Brendan Harkin, founder of X Media Lab, died on Monday in Lincoln, Nebraska.
A pioneering figure in digital innovation and media, Harkin started X Media Lab back in June 2003 as part of Sydney Film Festival. Over the years, it expanded across Australia and around the world, held in 14 countries, including China, India, the US and UK.
The aim of the creative thinktank was to assist local companies to get their projects to market by connecting them with international leaders in digital media, who were then able to provide mentorship and feedback.
Partners in the lab included the Beijing Film Academy; Federation of Indian Chambers of Commerce and Industry; NPO, the national broadcaster in The Netherlands; the American Film Institute; Digital Hollywood; 5D Global; the British Council, and the Federal Office of Culture in Switzerland.

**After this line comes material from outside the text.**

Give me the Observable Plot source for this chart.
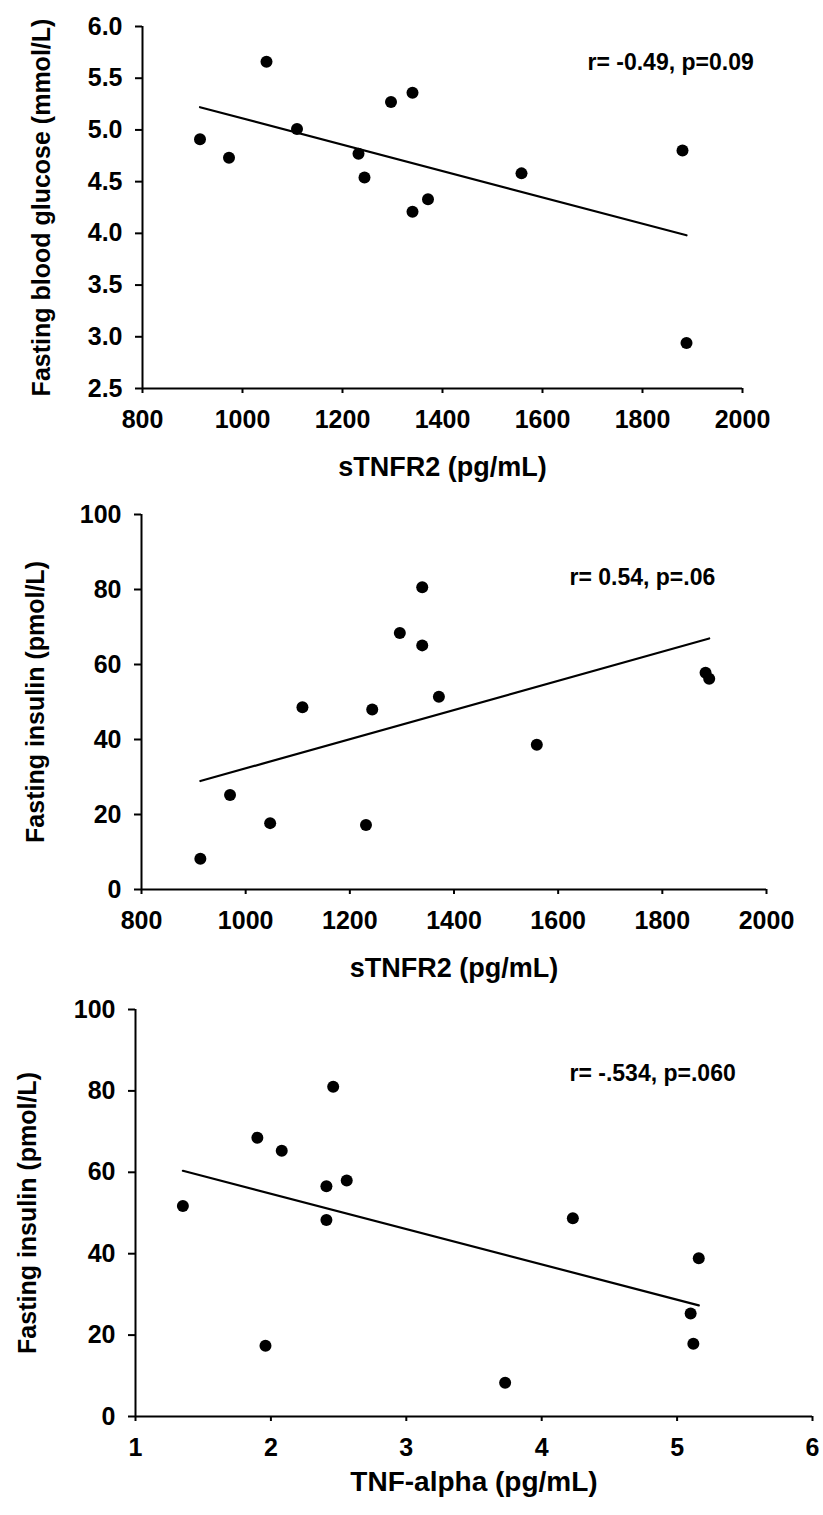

Producer Robyn Kershaw tells IF the X Media Lab and Harkin’s vision had a “profound impact” on so many filmmakers, artists and decision makers, educating a generation in digital media and arts.
“Brendan was a generous champion of us all and a groundbreaking impresario of digital innovation and arts – a global titan working on every continent,” she says.
“The Labs were a remarkable achievement at a time when, globally, we were all trying to comprehend digital media and its interface with traditional media.”
Producer Sue Maslin participated in two X Media Labs, which directly led to the finance and production of interactive documentary, Re-enchantment, directed by Sarah Gibson, and AR project Re-kindling Venus, from Lynette Wallworth.
On Harkin, she reflects: “He was a thought leader, a superlative networker and was at the vanguard of digital convergence in Australia.
“His passing is an incredible loss, both in Australia and around the world.”
Prior to starting X Media Lab, Harkin worked for Prime Computers, and advised on multimedia to both the Victorian Government and the Federal Government. He established the first Asia Pacific Multimedia Festival, and was Australia’s first general manager for public awareness at the National Office for the Information Economy (NOIE).
Over his career, he consulted to the United Nations Committee on Trade and Development (UNCTAD); the European Union’s EUROPRIX initiative; and served as an advisory board member to a large number of digital media, cultural, and technology events throughout Asia.
Harkin and his wife Megan Elliott, with whom he spearheaded X Media Lab, were chosen as two of five people to have their oral histories recorded for the National Film and Sound Archive (NFSA), as two people pivotal to the development of the interactive media arts industries.
The pair moved to the United States six years ago, where Elliott is the founding director of the Johnny Carson Center for Emerging Media Arts.
In addition to wife Megan, he is survived by his daughter Astrid and sister Colleen Harkin.